CVS agrees to pay $110m to settle suit
Complaint alleges securities violation
CVS Corp. has agreed to pay $110 million to shareholders to settle a lawsuit that claimed the company violated federal securities laws by making false and misleading statements to artificially inflate stock prices, according to a proposal filed yesterday in US District Court in Boston.
The lawsuit alleges that CVS, the largest chain pharmacy by number of stores, violated accounting practices by delaying discounts on merchandise in an effort to prop up earnings.
The complaint also accused CVS and chief executive Thomas M. Ryan in 2001 of waiting several months to disclose that CVS intended to shutter 200 underperforming stores and that a pharmacist shortage would have a negative impact on the company.
''We believe this is a significant recovery for class members and have asked the court to grant preliminary approval of the settlement," said Deborah Weintraub, an attorney representing the lead plaintiff in the CVS case, the Plumbers & Pipefitters National Pension Fund.
The proposed settlement is the third-largest payout in a securities action in federal court in Boston, according to the agreement. The cash settlement applies to investors who purchased common stock of CVS between Feb. 6, 2001, and Oct. 30, 2001.
In a statement released yesterday evening, CVS officials said the company ''continues to deny liability and entered into the settlement agreement solely to avoid the risk and diversion of resources associated with trial."

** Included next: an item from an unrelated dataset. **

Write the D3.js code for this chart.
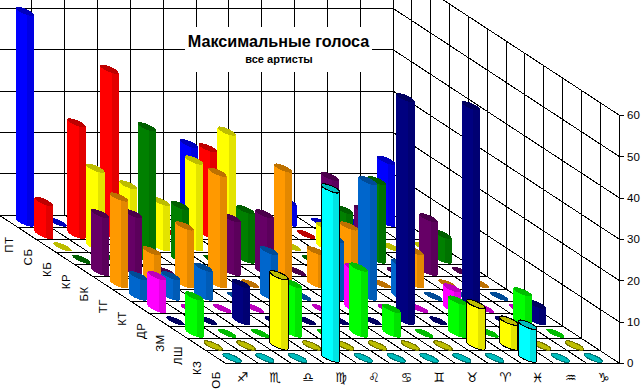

The accord, which must be approved by the court, will be paid for ''primarily" by the company's insurers, the statement said. Todd Andrews, a CVS spokesman, said he could not provide a more specific breakdown for the settlement.
Woonsocket, R.I.-based CVS, which operates 5,375 retail and specialty pharmacy stores, had sales of $30.6 billion and $919 million in profits in 2004.
The lawsuit was scheduled to go to trial in federal court in Boston last month. Instead, a federal judge will rule tomorrow whether the settlement should receive preliminary approval by the court. If preliminary approval is granted, a hearing will be set to determine whether the agreement is fair and adequate and then a final approval will be issued.
The CVS case reflects shareholders' growing demand for transparency and highlights the difficulties companies face with disclosure.
''We're now in an environment, for better or worse, where more than 30 companies have paid out $100 million or more for various forms of securities fraud allegations since 1996," said Joseph Grundfest, a professor at Stanford Law School and a former commissioner of the Securities and Exchange Commission.
Eric Bosshard, an analyst with FTN Midwest Research, said disclosure, however, can be a gray area. The SEC requires publicly traded companies to release important information that could affect the stock price.
''It's hard to know when to disclose something because you never know how things are really going to turn out," Bosshard said.
John Nester, a spokesman for the SEC, declined to comment on whether the agency is investigating allegations made against CVS in the shareholder lawsuit.
The suit, which was filed in federal court in 2001, alleged that CVS made a series of false and misleading statements and omissions in public documents.
In the lawsuit, shareholders claimed CVS ''misled the investing public."
The lawsuit alleges CVS took merchandise that was scheduled to be marked down off the shelves and delayed accounting for the expense for several months. By doing so, the lawsuit claims CVS was able to count the merchandise's full value in its earnings report.
The lawsuit also accused the CVS chief executive of insider trading, saying Ryan sold 95,040 shares of CVS stock for a $5 million profit a month before he disclosed the company's second quarter and full year earnings would not meet projections in 2001.
The suit accuses Ryan of withholding that negative information from investors for several months. On June 27, 2001, when Ryan disclosed that information, the stock dropped to $36.51 a share from $44.10 a share, according to the lawsuit.
Shares of CVS yesterday rose 79 cents to close at $58.06 on the New York Stock Exchange.